Beyond Trajectory Rewards: Step-level Credit Assignment for Agentic Search via Graph Modeling
For researchers in agentic search and reinforcement learning, this provides a novel method to assign credit to individual steps without costly tree sampling, improving training efficiency.
The paper tackles step-level credit assignment in Agentic Search, where trajectory-level rewards are insufficient. It proposes GDCR, a step-level reward based on graph distance to the answer node, and SAPO, which combines step-level and trajectory-level advantages, achieving strong results on four benchmarks.
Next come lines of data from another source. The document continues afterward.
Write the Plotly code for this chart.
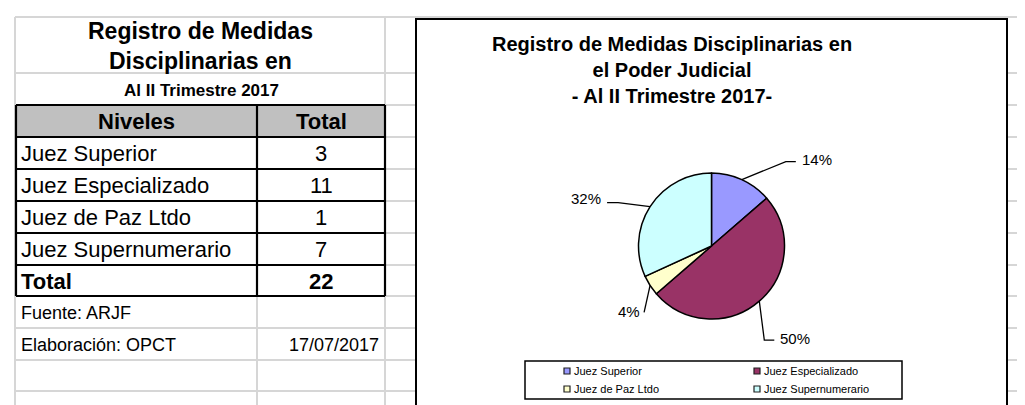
import math
import plotly.graph_objects as go

W, H = 1025, 405

# ---------------- data ----------------
niveles = ["Juez Superior", "Juez Especializado", "Juez de Paz Ltdo", "Juez Supernumerario"]
totales = [3, 11, 1, 7]
total_general = 22
pct_labels = ["14%", "50%", "4%", "32%"]
colores = ["#9999FF", "#993366", "#FFFFCC", "#CCFFFF"]

tabla_titulo = ["Registro de Medidas", "Disciplinarias en"]
tabla_subtitulo = "Al II Trimestre 2017"
encabezados = ["Niveles", "Total"]
fila_total = "Total"
fuente = "Fuente: ARJF"
elaboracion = "Elaboración: OPCT"
fecha = "17/07/2017"
grafico_titulo = ["Registro de Medidas Disciplinarias en", "el Poder Judicial", "- Al II Trimestre 2017-"]

# ---------------- styling / layout ----------------
FONT = "Liberation Sans, Arial, sans-serif"
GRID = "#D6D6D6"
BORDER = "#000000"


def px(x):
    return x / W


def py(y):
    return 1 - y / H


shapes = []
annotations = []


def line(x0, y0, x1, y1, color, width, layer="below"):
    shapes.append(dict(type="line", xref="paper", yref="paper",
                       x0=px(x0), y0=py(y0), x1=px(x1), y1=py(y1),
                       line=dict(color=color, width=width), layer=layer))


def rect(x0, y0, x1, y1, fill, color, width, layer="below"):
    shapes.append(dict(type="rect", xref="paper", yref="paper",
                       x0=px(x0), y0=py(y0), x1=px(x1), y1=py(y1),
                       fillcolor=fill, line=dict(color=color, width=width), layer=layer))


def path(points, color, width, layer="above"):
    d = "M " + " L ".join(f"{px(x)},{py(y)}" for x, y in points)
    shapes.append(dict(type="path", xref="paper", yref="paper", path=d,
                       line=dict(color=color, width=width), layer=layer))


def text(x, y, s, size, bold=False, xanchor="center", color="black"):
    annotations.append(dict(x=px(x), y=py(y), xref="paper", yref="paper",
                            text=(f"<b>{s}</b>" if bold else s), showarrow=False,
                            xanchor=xanchor, yanchor="middle",
                            font=dict(family=FONT, size=size, color=color)))


# spreadsheet grid
row_lines = [9, 65, 97, 129, 161, 193, 225, 257, 288, 320, 352, 383]
for y in row_lines:
    line(7, y, W, y, GRID, 2)
line(7, 9, 7, H, GRID, 2)
line(249, 288, 249, H, GRID, 2)
line(377, 9, 377, H, GRID, 2)
for x in [472, 615, 756, 897]:
    line(x, 9, x, H, GRID, 2)

# table
table_rows = [97, 129, 161, 193, 225, 257, 288]
rect(8, 97, 377, 129, "#C0C0C0", "rgba(0,0,0,0)", 0)
for y in table_rows:
    line(8, y, 377, y, BORDER, 2.2)
for x in [8, 249, 377]:
    line(x, 97, x, 288, BORDER, 2.2)

text(192, 23, tabla_titulo[0], 23, bold=True)
text(192, 53, tabla_titulo[1], 23, bold=True)
text(193, 82, tabla_subtitulo, 17, bold=True)
text(128.5, 113, encabezados[0], 22, bold=True)
text(313, 113, encabezados[1], 22, bold=True)
row_centers = [145, 177, 209, 241]
for nivel, val, yc in zip(niveles, totales, row_centers):
    text(11, yc, nivel, 22, xanchor="left")
    text(313, yc, str(val), 22)
text(11, 273, fila_total, 22, bold=True, xanchor="left")
text(313, 273, str(total_general), 22, bold=True)
text(11, 305, fuente, 18, xanchor="left")
text(11, 337, elaboracion, 18, xanchor="left")
text(373, 337, fecha, 18, xanchor="right")

# chart area
rect(408, 11, 999, 399, "white", BORDER, 2)
annotations.append(dict(x=px(664), y=py(62), xref="paper", yref="paper",
                        text="<b>" + "<br>".join(grafico_titulo) + "</b>",
                        showarrow=False, xanchor="center", yanchor="middle",
                        font=dict(family=FONT, size=20, color="black")))

# pie geometry
CX, CY, R = 703.5, 238, 73
pie = go.Pie(values=totales, labels=niveles, sort=False, direction="clockwise", rotation=0,
             marker=dict(colors=colores, line=dict(color="black", width=1.5)),
             textinfo="none", hoverinfo="label+value+percent", showlegend=False,
             domain=dict(x=[px(CX - R), px(CX + R)], y=[py(CY + R), py(CY - R)]))

# data labels with leader lines (offsets relative to slice-midpoint edge)
label_layout = [
    dict(elbow=(44, -18), end=(54, -18), text=(58, -20), anchor="left"),
    dict(elbow=(5, 39), end=(15, 39), text=(19, 37), anchor="left"),
    dict(elbow=(-6, 27), end=(-6, 27), text=(-8, 26), anchor="right"),
    dict(elbow=(-32, -4), end=(-43, -4), text=(-47, -8), anchor="right"),
]
tot = sum(totales)
cum = 0
for val, lab, lay in zip(totales, pct_labels, label_layout):
    mid = (cum + val / 2) / tot * 2 * math.pi
    cum += val
    ex, ey = CX + R * math.sin(mid), CY - R * math.cos(mid)
    pts = [(ex, ey), (ex + lay["elbow"][0], ey + lay["elbow"][1]), (ex + lay["end"][0], ey + lay["end"][1])]
    path(pts, "black", 1.3)
    text(ex + lay["text"][0], ey + lay["text"][1], lab, 15, xanchor=lay["anchor"])

# legend
rect(517, 353, 894, 391, "white", BORDER, 1.5, layer="above")
legend_pos = [(556, 363), (746, 363), (556, 381), (746, 381)]
for nivel, col, (lx, ly) in zip(niveles, colores, legend_pos):
    rect(lx, ly - 3, lx + 6, ly + 3, col, "#202020", 1.2, layer="above")
    text(lx + 8, ly, nivel, 11, xanchor="left")

fig = go.Figure(pie)
fig.update_layout(width=W, height=H, margin=dict(l=0, r=0, t=0, b=0),
                  paper_bgcolor="white", plot_bgcolor="white",
                  shapes=shapes, annotations=annotations)
fig.write_html("out.html")
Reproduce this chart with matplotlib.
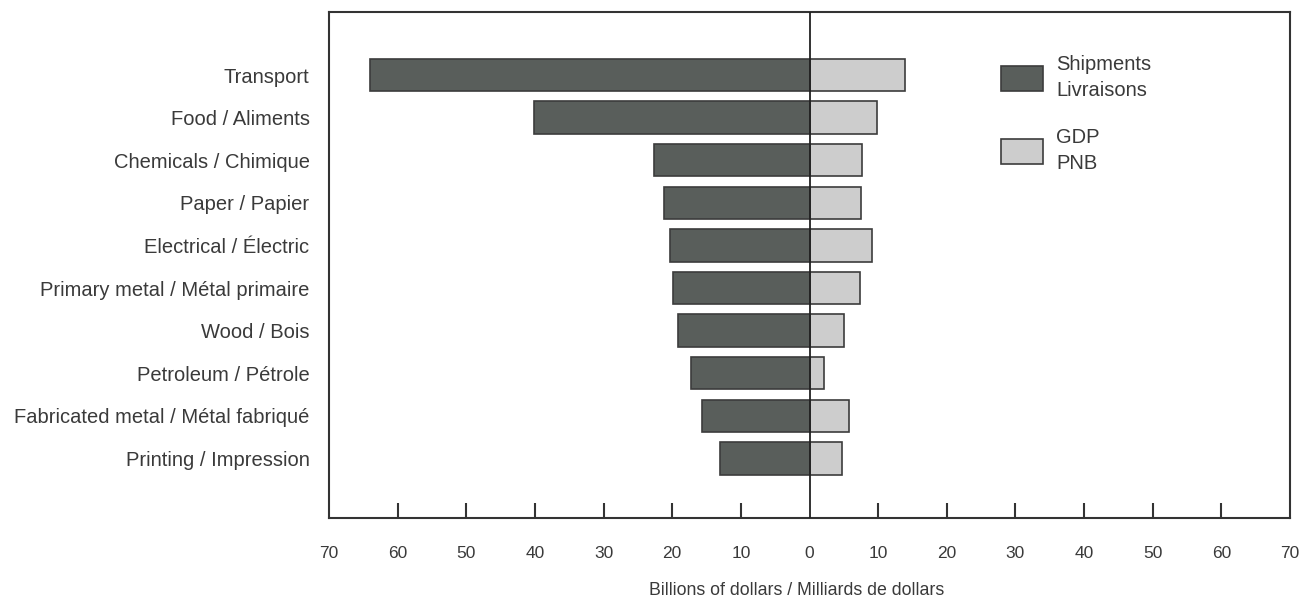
import matplotlib
matplotlib.use("Agg")
import matplotlib.pyplot as plt
import numpy as np

categories = ["Transport", "Food / Aliments", "Chemicals / Chimique", "Paper / Papier",
              "Electrical / Électric", "Primary metal / Métal primaire", "Wood / Bois",
              "Petroleum / Pétrole", "Fabricated metal / Métal fabriqué", "Printing / Impression"]
shipments = [64.0, 40.1, 22.6, 21.2, 20.3, 19.9, 19.2, 17.3, 15.6, 13.0]
gdp = [13.9, 9.9, 7.7, 7.5, 9.1, 7.4, 5.0, 2.1, 5.8, 4.7]
tick_values = [-70, -60, -50, -40, -30, -20, -10, 0, 10, 20, 30, 40, 50, 60, 70]
tick_labels = ["70", "60", "50", "40", "30", "20", "10", "0", "10", "20", "30", "40", "50", "60", "70"]

plt.rcParams['font.family'] = ['Liberation Sans', 'DejaVu Sans']
text_color = "#3a3a3a"
dark = "#595e5b"
light = "#cdcdcd"
edge = "#3c3c3c"

fig = plt.figure(figsize=(13.11, 6.01), dpi=100)
ax = fig.add_axes([329/1311, 1 - 518/601, (1290-329)/1311, (518-12)/601])

y = np.arange(len(categories))
h = 0.76
ax.barh(y, [-v for v in shipments], height=h, color=dark, edgecolor=edge, linewidth=1.2,
        label="Shipments\nLivraisons", zorder=2)
ax.barh(y, gdp, height=h, color=light, edgecolor=edge, linewidth=1.2,
        label="GDP\nPNB", zorder=2)

ax.set_xlim(-70, 70)
ax.set_ylim(10.4, -1.48)
ax.axvline(0, color="#222222", linewidth=1.3, zorder=3)

ax.set_yticks(y)
ax.set_yticklabels(categories, fontsize=14.5, color=text_color)
ax.tick_params(axis='y', length=0, pad=14)

ax.set_xticks(tick_values)
ax.set_xticklabels(tick_labels, fontsize=12.5, color=text_color)
ax.tick_params(axis='x', direction='in', length=11, width=1.5, color="#333333", pad=20)
for val, t in zip(tick_values, ax.xaxis.get_major_ticks()):
    if val in (-70, 0, 70):
        t.tick1line.set_visible(False)
    t.tick2line.set_visible(False)

ax.set_xlabel("Billions of dollars / Milliards de dollars", fontsize=12.8, color=text_color, labelpad=15)
ax.xaxis.label.set_x((797 - 329) / 961)

for s in ax.spines.values():
    s.set_color("#333333")
    s.set_linewidth(1.5)

leg = ax.legend(loc="upper left", bbox_to_anchor=(0.699, 0.915), frameon=False,
                fontsize=14.5, handlelength=2.1, handleheight=1.55, labelspacing=1.4,
                handletextpad=0.65, borderaxespad=0, borderpad=0)
for t in leg.get_texts():
    t.set_color(text_color)
    t.set_linespacing(1.45)

fig.savefig("out.png", dpi=100)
In Agentic Search, trajectory-level outcome rewards fail to quantify the behavioral contributions of individual steps, while existing step-level reward methods typically rely on costly tree sampling. We view world knowledge as a latent world graph and each IS task as search within a latent task graph, where effective steps should make graph progress toward the answer node. Based on this prior, we propose Graph-Distance Contribution Reward (GDCR), a step-level process reward that scores newly-retrieved and newly-cited entities by their distance to the answer node in a training-time Entity-Relation (ER) graph. We further propose Step Advantage Policy Optimization (SAPO), which converts GDCR into step-level advantages and combines them with trajectory-level outcome advantages. Experiments on four challenging benchmarks validate the effectiveness of our method.